2 medium skinless, boneless chicken breasts (about 12 ounces), sliced into thin strips
1 teaspoon olive oil
3 cloves garlic, minced
2 cups low-sodium chicken broth
1 cup unsweetened almond milk
2 tablespoons all-purpose flour
1/4 cup grated Parmesan cheese
1/4 teaspoon salt
1/4 teaspoon black pepper
1/4 teaspoon dried Italian seasoning
8 ounces whole wheat fettuccine pasta
2 cups fresh baby spinach leaves

Instructions

Cook the whole wheat fettuccine pasta according to package instructions until al dente. Drain and set aside.
Heat olive oil in a large skillet over medium heat. Add the sliced chicken breasts and cook for 5-7 minutes until cooked through and no longer pink inside. Remove chicken from skillet and set aside.

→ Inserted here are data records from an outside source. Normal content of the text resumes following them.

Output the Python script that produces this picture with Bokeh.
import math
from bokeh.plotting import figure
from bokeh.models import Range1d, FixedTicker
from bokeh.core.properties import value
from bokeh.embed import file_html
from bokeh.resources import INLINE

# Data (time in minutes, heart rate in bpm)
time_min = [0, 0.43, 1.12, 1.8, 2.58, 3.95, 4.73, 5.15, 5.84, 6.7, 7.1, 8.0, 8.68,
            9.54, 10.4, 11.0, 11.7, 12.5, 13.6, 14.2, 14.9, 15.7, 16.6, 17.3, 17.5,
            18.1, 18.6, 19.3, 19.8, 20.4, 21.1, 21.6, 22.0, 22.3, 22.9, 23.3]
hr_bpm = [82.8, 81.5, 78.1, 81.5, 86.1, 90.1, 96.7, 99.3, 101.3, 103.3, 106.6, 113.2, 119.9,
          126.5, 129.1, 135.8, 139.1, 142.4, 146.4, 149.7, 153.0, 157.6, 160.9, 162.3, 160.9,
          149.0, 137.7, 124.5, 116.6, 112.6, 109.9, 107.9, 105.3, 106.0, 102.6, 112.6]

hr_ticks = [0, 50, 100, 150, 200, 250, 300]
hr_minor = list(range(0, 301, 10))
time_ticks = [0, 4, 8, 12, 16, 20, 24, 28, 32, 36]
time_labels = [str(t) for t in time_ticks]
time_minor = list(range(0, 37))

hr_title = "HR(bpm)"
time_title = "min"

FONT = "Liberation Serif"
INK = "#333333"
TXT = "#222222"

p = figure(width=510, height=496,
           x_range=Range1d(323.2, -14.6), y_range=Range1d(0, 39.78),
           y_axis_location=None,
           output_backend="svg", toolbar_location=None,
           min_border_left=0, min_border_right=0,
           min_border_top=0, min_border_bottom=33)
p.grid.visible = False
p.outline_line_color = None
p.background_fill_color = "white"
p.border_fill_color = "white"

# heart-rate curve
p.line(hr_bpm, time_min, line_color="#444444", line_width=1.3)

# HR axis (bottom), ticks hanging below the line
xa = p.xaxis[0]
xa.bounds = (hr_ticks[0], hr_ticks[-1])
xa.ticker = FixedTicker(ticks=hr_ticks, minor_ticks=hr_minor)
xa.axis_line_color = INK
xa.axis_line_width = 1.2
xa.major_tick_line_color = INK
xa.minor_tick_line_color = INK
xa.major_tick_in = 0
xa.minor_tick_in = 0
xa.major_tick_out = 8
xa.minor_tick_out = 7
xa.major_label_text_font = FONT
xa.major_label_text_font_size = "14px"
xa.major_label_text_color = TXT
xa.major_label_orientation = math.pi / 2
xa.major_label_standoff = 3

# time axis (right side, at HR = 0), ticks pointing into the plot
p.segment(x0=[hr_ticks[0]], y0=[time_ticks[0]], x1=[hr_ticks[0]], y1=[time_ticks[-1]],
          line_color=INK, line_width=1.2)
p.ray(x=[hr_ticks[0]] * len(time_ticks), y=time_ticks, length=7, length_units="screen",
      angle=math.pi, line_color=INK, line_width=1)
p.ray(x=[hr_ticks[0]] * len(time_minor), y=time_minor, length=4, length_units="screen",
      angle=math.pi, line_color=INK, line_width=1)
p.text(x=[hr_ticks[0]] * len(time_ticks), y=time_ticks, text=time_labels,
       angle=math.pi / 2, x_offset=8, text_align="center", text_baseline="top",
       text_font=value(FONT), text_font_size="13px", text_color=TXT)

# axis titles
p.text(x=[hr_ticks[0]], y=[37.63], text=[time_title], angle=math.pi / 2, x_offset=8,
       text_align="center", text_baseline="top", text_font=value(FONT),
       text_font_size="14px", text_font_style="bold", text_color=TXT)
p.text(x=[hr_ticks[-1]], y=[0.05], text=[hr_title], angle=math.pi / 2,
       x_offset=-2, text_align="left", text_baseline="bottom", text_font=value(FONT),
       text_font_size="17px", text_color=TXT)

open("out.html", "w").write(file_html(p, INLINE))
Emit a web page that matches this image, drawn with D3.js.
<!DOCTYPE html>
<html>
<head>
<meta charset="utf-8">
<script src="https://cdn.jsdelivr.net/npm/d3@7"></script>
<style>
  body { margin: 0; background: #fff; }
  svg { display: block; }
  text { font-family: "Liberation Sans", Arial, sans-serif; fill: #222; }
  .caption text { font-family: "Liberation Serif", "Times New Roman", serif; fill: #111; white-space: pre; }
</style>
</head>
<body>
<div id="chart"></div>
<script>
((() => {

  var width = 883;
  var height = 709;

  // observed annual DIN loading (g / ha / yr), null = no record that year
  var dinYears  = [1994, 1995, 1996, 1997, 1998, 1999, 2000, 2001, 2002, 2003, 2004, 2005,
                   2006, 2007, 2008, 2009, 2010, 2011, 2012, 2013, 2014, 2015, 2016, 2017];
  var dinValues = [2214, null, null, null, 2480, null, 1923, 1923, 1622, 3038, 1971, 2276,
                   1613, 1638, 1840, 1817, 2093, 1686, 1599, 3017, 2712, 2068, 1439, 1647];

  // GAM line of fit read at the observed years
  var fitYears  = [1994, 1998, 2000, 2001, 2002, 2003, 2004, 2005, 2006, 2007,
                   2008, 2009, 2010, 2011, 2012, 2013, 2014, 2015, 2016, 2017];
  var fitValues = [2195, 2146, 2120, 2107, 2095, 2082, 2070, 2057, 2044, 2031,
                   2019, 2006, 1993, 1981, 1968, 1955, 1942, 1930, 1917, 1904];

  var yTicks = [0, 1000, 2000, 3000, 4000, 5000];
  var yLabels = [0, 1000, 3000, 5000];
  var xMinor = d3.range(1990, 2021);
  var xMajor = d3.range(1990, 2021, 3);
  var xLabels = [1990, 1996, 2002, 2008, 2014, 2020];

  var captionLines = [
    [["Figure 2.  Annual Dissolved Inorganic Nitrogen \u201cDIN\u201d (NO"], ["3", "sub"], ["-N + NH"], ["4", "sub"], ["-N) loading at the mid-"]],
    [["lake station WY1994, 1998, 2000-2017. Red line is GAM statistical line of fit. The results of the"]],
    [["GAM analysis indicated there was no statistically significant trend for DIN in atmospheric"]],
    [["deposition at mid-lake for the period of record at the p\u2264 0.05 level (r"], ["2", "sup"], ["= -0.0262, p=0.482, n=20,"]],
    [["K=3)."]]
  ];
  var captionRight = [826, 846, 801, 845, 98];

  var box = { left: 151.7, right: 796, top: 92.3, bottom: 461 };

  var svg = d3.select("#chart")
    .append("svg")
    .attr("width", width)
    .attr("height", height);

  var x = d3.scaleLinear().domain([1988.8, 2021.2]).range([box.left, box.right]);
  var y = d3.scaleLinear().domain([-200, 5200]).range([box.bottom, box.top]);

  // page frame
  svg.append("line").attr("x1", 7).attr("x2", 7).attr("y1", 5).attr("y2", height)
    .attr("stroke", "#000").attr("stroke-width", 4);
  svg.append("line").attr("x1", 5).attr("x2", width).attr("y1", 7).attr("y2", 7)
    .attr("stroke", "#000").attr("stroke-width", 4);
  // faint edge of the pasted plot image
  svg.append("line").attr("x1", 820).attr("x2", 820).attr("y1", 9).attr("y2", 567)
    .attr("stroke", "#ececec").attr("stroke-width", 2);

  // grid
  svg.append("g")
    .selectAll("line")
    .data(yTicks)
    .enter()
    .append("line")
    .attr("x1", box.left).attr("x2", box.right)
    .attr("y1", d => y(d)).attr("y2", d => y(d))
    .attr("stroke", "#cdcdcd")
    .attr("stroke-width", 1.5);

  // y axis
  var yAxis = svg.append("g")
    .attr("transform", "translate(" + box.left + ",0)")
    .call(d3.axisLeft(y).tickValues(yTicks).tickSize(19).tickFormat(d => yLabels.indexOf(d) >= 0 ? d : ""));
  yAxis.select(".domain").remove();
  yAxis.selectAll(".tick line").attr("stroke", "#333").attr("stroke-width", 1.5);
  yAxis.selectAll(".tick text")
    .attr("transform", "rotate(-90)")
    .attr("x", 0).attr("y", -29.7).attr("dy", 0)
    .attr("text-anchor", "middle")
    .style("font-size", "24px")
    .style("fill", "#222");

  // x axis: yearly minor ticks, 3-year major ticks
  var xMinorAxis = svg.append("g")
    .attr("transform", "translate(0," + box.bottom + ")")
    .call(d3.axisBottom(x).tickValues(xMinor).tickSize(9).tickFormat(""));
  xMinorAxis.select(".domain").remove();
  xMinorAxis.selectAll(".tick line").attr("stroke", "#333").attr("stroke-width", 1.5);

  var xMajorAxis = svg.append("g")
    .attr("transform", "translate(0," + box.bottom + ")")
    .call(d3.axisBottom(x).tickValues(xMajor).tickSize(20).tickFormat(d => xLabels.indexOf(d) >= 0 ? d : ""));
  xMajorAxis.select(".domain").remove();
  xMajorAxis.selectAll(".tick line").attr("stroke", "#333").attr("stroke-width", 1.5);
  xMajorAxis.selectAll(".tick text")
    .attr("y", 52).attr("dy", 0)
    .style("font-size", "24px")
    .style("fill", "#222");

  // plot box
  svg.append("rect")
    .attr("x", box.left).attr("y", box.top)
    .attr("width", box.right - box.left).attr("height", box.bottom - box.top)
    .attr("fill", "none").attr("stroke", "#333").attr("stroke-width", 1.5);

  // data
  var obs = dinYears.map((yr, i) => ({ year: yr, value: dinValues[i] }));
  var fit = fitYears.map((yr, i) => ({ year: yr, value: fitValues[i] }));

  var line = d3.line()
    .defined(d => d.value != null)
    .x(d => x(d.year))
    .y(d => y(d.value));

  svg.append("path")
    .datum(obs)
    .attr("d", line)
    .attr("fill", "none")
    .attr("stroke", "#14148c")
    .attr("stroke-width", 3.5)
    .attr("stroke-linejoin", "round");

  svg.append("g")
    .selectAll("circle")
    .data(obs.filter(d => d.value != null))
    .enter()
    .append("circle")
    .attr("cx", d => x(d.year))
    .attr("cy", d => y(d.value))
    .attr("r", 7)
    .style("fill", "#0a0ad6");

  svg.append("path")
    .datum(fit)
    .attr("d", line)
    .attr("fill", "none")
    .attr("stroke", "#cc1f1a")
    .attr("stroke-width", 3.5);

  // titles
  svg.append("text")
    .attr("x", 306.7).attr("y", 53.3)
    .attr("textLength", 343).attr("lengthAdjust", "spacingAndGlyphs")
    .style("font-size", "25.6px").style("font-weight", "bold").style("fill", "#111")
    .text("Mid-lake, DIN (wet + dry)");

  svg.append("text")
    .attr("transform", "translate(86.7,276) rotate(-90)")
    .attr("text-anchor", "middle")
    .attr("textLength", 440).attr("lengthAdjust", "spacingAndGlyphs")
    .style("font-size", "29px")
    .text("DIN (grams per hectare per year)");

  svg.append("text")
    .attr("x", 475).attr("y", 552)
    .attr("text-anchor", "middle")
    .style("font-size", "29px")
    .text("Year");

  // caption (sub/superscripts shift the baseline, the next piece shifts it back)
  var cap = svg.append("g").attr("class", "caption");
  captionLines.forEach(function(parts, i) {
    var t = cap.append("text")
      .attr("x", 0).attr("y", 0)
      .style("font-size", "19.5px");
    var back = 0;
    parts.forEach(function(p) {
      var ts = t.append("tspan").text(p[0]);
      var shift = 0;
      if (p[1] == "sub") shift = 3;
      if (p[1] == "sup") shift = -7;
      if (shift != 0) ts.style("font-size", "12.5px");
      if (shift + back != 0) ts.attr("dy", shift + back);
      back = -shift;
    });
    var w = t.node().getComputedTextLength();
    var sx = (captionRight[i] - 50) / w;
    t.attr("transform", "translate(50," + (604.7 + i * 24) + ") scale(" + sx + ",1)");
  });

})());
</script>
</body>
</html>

In the same skillet, add minced garlic and sauté for 1 minute until fragrant, stirring frequently to prevent burning.
Sprinkle the all-purpose flour over the garlic and stir constantly for 1 minute to cook the flour.
Gradually whisk in the low-sodium chicken broth and unsweetened almond milk, continuing to whisk to prevent lumps.
Bring the sauce to a simmer and cook for 5-7 minutes, stirring occasionally, until the sauce thickens.
Stir in the grated Parmesan cheese, salt, black pepper, and dried Italian seasoning until the cheese melts and the sauce is smooth.
Add the cooked chicken strips and fresh baby spinach leaves to the sauce. Stir until the spinach wilts, about 2 minutes.
Add the cooked fettuccine pasta to the skillet and toss to coat the pasta evenly with the sauce and chicken.
Serve immediately, garnished with additional Parmesan cheese if desired.